In June and July 2004, three stockholder class actions were filed against Central and certain of our officers and directors. The class actions were filed in the United States District Court for the Western District of Texas and generally allege that false and misleading statements were made in the registration statement and prospectus filed in connection with our initial public offering (“IPO”), and thereafter in certain public statements during the first quarter of 2004. The class actions were subsequently consolidated in the United States District Court for the Western District of Texas under the caption In re Central Freight Lines Securities Litigation (the "Consolidated Class Action"). The Oklahoma Firefighters Pension and Retirement System was named lead plaintiff in the Consolidated Class Action, and a Consolidated Amended Class Action Complaint was filed on May 9, 2005, purportedly on behalf of purchasers of our common stock from December 12, 2003 through March 17, 2005. The Complaint seeks unspecified monetary damages.

On July 8, 2005, we moved to dismiss the Consolidated Amended Class Action Complaint. On August 23, 2005, the lead plaintiff filed its opposition to this motion to dismiss, and on September 12, 2005, we filed a response in which we again requested dismissal of the Consolidated Amended Class Action Complaint. At present, this motion is still pending and no hearing date has been set.

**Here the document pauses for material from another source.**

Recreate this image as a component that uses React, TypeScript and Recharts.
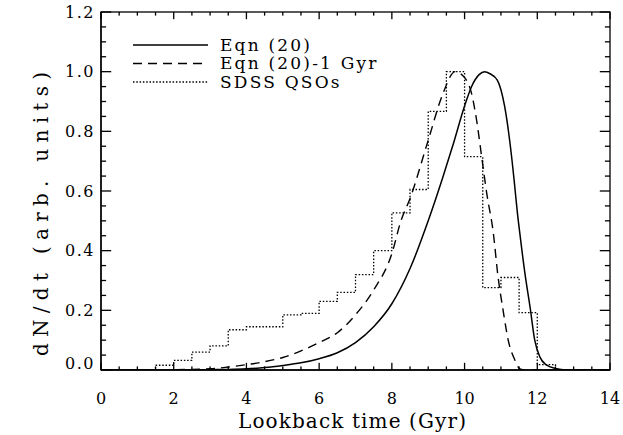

In July 2006, we reached an oral agreement in principle with the plaintiffs to settle the Consolidated Class Action. On October 13, 2006, the plaintiffs filed with the court an executed Stipulation of Settlement (the “Stipulation”) setting forth the terms and conditions of the parties’ settlement agreement. In addition to the Stipulation and the related exhibits, the plaintiffs filed an unopposed motion seeking the court’s preliminary approval of the settlement, conditionally certifying a settlement class, approving the manner in which plaintiffs propose to give notice of the settlement to shareholders, and setting a date for the final hearing. The Stipulation does not contain any admission of fault or wrongdoing on the part of Central or any of the individual defendants in the litigation. The agreement, which is subject to, and conditioned upon, final court approval, generally provides for the establishment of a settlement fund in the aggregate amount of $2.6 million, inclusive of fees and expenses, in exchange for a release of Central and the individual defendants from all claims asserted in the litigation. The settlement will be funded from the proceeds of our directors' and officers' liability insurance policy.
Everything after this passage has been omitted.